▸ **The task**: Will you quote precisely the lines that run from the top of the material below to the line containing "from matplotlib.ticker import", both ends included?

[BEGIN Dataset excerpt]

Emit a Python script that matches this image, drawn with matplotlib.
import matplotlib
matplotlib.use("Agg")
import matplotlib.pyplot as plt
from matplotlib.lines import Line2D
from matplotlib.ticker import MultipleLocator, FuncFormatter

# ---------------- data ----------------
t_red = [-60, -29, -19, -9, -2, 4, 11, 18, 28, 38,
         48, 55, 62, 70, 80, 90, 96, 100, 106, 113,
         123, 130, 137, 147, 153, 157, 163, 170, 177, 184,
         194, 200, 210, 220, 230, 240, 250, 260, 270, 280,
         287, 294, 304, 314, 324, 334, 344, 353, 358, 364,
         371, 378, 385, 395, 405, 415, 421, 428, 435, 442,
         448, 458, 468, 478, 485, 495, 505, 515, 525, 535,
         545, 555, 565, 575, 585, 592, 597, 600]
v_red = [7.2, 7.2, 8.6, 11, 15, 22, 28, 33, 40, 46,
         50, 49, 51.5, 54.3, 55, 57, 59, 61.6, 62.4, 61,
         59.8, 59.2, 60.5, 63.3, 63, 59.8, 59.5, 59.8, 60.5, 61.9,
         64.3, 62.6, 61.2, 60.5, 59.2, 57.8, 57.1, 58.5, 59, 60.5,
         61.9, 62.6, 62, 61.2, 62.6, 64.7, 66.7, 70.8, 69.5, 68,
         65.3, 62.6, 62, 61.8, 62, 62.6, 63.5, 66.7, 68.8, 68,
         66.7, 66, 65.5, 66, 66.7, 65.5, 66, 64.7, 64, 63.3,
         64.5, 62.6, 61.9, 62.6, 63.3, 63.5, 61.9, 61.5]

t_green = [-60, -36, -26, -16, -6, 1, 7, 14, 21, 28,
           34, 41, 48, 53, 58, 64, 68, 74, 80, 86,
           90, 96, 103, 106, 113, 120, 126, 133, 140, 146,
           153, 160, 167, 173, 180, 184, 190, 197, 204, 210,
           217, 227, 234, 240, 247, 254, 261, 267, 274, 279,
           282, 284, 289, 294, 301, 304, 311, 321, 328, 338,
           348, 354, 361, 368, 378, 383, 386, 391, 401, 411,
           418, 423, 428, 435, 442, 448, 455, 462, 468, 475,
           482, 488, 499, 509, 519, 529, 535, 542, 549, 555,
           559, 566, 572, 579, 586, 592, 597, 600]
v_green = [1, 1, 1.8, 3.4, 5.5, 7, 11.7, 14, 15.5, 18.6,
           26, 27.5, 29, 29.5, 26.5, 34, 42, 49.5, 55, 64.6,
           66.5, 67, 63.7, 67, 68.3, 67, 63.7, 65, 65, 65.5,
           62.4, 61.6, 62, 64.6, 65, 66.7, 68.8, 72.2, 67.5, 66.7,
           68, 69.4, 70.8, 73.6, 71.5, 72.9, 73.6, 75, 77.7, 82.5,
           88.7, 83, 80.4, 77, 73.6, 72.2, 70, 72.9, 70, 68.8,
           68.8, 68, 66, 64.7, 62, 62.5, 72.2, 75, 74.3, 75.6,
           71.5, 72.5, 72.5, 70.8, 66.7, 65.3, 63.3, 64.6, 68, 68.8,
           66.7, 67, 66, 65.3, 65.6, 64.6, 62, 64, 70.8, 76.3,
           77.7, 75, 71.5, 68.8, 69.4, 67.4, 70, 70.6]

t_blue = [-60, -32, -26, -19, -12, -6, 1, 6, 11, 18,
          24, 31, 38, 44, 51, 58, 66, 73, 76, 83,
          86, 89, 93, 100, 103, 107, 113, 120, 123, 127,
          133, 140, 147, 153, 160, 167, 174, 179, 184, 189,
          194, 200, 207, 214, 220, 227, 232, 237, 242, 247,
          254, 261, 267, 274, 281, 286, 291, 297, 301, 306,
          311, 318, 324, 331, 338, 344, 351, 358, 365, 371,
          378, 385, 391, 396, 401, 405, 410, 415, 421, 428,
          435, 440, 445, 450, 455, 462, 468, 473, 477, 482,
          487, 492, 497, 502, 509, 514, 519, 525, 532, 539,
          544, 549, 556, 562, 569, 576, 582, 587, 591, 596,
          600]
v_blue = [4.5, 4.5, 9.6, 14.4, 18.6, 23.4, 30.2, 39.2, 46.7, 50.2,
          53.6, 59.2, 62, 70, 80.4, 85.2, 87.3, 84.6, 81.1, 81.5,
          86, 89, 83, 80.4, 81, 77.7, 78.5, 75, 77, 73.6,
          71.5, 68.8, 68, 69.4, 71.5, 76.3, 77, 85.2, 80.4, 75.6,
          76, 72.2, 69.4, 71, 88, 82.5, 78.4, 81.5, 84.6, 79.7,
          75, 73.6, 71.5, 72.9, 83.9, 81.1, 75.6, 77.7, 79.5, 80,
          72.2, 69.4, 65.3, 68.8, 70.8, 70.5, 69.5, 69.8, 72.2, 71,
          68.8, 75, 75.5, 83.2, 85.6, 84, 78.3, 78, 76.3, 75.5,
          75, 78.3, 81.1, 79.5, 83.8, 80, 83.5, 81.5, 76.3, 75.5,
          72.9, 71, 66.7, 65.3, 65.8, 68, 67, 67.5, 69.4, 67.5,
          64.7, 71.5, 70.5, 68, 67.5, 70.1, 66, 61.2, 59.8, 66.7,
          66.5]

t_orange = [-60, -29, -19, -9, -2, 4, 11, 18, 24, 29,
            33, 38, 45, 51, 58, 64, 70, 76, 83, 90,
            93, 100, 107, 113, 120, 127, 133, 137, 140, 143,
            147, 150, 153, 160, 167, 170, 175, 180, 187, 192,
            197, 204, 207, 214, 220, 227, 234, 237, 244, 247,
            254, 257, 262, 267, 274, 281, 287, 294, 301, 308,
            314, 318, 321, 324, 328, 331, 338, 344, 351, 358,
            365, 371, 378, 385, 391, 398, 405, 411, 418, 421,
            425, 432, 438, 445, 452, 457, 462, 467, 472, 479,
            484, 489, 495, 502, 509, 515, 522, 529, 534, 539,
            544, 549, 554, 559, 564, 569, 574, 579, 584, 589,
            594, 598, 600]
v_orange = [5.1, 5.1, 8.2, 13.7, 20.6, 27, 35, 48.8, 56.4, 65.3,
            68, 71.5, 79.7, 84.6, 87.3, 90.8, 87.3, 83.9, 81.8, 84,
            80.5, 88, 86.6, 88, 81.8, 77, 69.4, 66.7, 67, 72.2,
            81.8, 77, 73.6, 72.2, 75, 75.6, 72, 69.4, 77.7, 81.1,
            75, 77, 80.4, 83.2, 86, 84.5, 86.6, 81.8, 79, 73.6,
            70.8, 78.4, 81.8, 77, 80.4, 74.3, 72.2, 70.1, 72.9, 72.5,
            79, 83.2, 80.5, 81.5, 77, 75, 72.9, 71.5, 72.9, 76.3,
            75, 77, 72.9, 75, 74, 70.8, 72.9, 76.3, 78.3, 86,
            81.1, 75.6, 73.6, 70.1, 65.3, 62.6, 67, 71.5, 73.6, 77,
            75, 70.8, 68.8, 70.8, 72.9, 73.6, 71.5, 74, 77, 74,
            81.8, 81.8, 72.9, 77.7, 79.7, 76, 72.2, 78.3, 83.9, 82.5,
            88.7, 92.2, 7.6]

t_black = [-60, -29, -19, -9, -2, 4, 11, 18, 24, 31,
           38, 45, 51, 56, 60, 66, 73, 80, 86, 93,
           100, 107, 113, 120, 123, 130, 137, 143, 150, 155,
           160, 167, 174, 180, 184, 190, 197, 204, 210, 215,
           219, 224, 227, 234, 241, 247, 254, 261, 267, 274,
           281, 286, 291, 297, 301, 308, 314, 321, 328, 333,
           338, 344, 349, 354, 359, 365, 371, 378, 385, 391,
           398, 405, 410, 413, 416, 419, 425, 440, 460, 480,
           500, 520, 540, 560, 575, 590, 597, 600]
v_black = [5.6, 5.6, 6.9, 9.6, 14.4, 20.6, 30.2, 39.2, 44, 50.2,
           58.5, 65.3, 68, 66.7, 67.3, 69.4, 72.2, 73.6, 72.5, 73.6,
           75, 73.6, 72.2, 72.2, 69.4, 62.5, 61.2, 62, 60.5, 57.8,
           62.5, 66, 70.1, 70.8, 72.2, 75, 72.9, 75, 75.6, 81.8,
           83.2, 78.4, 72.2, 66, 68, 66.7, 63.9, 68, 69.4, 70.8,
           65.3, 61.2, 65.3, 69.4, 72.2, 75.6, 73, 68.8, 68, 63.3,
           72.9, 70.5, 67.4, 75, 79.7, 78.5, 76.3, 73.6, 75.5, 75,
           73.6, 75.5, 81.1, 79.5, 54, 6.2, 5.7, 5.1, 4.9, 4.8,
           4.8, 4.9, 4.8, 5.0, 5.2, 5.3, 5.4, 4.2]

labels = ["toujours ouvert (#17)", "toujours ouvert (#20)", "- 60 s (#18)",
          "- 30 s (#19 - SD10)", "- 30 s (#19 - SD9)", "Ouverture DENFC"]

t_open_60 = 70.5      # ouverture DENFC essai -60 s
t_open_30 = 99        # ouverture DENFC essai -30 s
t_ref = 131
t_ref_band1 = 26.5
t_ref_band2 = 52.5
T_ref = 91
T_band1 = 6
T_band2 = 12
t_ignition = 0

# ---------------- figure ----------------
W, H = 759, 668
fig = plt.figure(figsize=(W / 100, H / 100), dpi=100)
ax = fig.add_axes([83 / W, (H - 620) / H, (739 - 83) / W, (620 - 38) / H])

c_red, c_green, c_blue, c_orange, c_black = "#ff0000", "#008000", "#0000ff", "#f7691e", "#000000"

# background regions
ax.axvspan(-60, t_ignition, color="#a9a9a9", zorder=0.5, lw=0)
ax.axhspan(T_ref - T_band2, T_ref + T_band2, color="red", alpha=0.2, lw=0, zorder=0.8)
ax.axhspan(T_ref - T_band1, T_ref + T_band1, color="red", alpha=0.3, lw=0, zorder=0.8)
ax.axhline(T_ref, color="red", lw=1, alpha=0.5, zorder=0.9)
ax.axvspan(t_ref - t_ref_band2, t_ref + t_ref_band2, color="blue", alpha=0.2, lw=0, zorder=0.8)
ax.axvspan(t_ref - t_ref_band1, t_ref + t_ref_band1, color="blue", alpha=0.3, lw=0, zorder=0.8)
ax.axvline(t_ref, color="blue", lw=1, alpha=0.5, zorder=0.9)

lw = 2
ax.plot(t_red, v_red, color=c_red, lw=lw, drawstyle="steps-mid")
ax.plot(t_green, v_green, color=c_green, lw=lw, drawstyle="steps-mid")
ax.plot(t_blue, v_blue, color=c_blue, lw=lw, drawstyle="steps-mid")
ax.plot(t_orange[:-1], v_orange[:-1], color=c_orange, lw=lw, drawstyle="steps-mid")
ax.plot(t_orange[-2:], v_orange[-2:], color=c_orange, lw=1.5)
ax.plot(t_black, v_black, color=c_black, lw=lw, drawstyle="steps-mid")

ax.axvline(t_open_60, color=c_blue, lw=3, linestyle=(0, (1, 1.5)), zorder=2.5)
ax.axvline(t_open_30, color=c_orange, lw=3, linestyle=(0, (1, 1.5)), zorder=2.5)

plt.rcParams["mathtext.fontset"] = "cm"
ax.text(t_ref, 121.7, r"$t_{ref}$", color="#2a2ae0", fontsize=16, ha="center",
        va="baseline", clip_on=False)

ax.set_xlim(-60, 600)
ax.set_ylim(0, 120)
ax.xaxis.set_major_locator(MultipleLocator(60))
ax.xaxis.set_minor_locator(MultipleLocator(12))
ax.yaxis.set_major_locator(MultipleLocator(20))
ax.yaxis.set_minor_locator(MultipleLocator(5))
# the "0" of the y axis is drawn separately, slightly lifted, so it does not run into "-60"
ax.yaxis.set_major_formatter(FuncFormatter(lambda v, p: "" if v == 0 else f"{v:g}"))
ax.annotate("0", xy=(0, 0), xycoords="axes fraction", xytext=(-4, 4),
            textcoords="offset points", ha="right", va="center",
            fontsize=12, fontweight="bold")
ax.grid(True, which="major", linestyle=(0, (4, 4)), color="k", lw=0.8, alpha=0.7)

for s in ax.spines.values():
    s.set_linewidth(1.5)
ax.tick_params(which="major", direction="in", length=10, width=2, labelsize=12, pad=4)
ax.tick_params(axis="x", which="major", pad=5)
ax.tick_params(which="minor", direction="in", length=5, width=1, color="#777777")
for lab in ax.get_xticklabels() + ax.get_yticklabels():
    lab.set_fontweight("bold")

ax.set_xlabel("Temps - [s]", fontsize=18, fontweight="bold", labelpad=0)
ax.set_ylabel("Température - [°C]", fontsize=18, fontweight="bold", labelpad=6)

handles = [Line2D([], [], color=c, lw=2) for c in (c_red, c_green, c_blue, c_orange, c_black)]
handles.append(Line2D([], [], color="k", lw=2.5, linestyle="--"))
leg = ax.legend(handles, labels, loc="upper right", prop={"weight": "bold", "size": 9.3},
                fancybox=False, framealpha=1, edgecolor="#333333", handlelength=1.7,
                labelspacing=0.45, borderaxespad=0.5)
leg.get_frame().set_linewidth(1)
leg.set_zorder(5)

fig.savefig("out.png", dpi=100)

[END Dataset excerpt]

▸ **Solved problem**:
Emit a Python script that matches this image, drawn with matplotlib.
import matplotlib
matplotlib.use("Agg")
import matplotlib.pyplot as plt
from matplotlib.lines import Line2D
from matplotlib.ticker import MultipleLocator, FuncFormatter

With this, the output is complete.